§ **Given material**
==================================================
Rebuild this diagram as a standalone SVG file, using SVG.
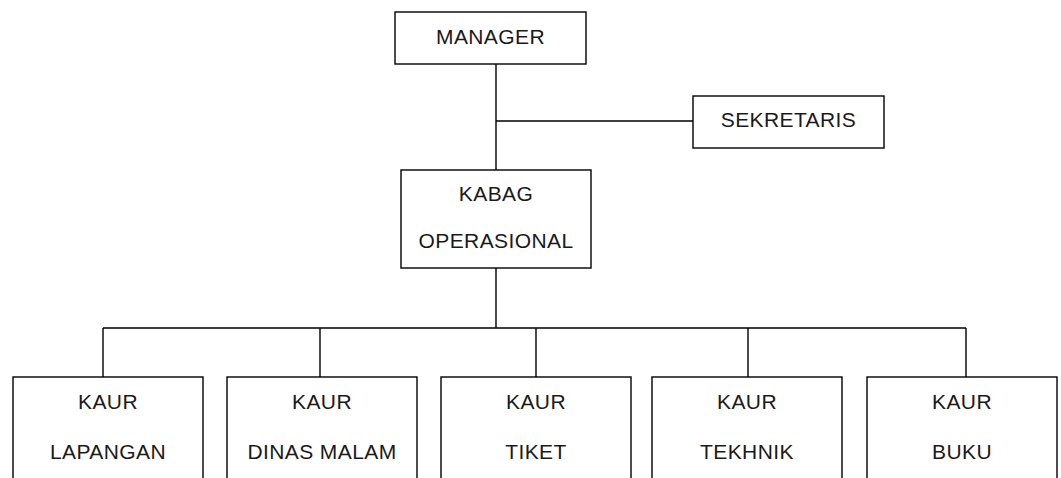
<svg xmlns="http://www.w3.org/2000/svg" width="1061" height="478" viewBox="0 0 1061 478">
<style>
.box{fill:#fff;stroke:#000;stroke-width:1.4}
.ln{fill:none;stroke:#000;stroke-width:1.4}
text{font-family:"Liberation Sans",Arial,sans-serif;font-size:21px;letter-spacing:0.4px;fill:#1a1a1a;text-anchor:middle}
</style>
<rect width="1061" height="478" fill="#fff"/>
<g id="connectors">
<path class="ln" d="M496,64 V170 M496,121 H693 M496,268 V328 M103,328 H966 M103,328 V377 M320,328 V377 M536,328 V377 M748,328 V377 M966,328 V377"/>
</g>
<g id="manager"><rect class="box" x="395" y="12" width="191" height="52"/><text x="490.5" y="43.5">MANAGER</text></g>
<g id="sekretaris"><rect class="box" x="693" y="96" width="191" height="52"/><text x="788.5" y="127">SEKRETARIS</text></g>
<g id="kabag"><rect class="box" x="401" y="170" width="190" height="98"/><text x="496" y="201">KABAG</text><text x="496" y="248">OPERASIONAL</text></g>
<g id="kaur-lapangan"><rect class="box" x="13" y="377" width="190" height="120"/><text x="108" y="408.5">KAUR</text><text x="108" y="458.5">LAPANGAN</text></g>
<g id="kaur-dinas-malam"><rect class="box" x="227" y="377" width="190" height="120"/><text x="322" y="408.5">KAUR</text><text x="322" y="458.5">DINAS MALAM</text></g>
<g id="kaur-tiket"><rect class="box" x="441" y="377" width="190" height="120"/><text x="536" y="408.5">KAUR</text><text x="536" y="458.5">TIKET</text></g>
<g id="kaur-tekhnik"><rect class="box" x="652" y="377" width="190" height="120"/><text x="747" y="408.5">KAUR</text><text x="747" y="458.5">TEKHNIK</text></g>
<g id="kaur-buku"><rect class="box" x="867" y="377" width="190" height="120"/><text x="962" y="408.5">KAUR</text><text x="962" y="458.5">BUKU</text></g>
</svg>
==================================================
§ **Description of the task**
Transcribe the listing in full. Omit the pictures and keep every line exact.

§ **Full solution**
Rebuild this diagram as a standalone SVG file, using SVG.
<svg xmlns="http://www.w3.org/2000/svg" width="1061" height="478" viewBox="0 0 1061 478">
<style>
.box{fill:#fff;stroke:#000;stroke-width:1.4}
.ln{fill:none;stroke:#000;stroke-width:1.4}
text{font-family:"Liberation Sans",Arial,sans-serif;font-size:21px;letter-spacing:0.4px;fill:#1a1a1a;text-anchor:middle}
</style>
<rect width="1061" height="478" fill="#fff"/>
<g id="connectors">
<path class="ln" d="M496,64 V170 M496,121 H693 M496,268 V328 M103,328 H966 M103,328 V377 M320,328 V377 M536,328 V377 M748,328 V377 M966,328 V377"/>
</g>
<g id="manager"><rect class="box" x="395" y="12" width="191" height="52"/><text x="490.5" y="43.5">MANAGER</text></g>
<g id="sekretaris"><rect class="box" x="693" y="96" width="191" height="52"/><text x="788.5" y="127">SEKRETARIS</text></g>
<g id="kabag"><rect class="box" x="401" y="170" width="190" height="98"/><text x="496" y="201">KABAG</text><text x="496" y="248">OPERASIONAL</text></g>
<g id="kaur-lapangan"><rect class="box" x="13" y="377" width="190" height="120"/><text x="108" y="408.5">KAUR</text><text x="108" y="458.5">LAPANGAN</text></g>
<g id="kaur-dinas-malam"><rect class="box" x="227" y="377" width="190" height="120"/><text x="322" y="408.5">KAUR</text><text x="322" y="458.5">DINAS MALAM</text></g>
<g id="kaur-tiket"><rect class="box" x="441" y="377" width="190" height="120"/><text x="536" y="408.5">KAUR</text><text x="536" y="458.5">TIKET</text></g>
<g id="kaur-tekhnik"><rect class="box" x="652" y="377" width="190" height="120"/><text x="747" y="408.5">KAUR</text><text x="747" y="458.5">TEKHNIK</text></g>
<g id="kaur-buku"><rect class="box" x="867" y="377" width="190" height="120"/><text x="962" y="408.5">KAUR</text><text x="962" y="458.5">BUKU</text></g>
</svg>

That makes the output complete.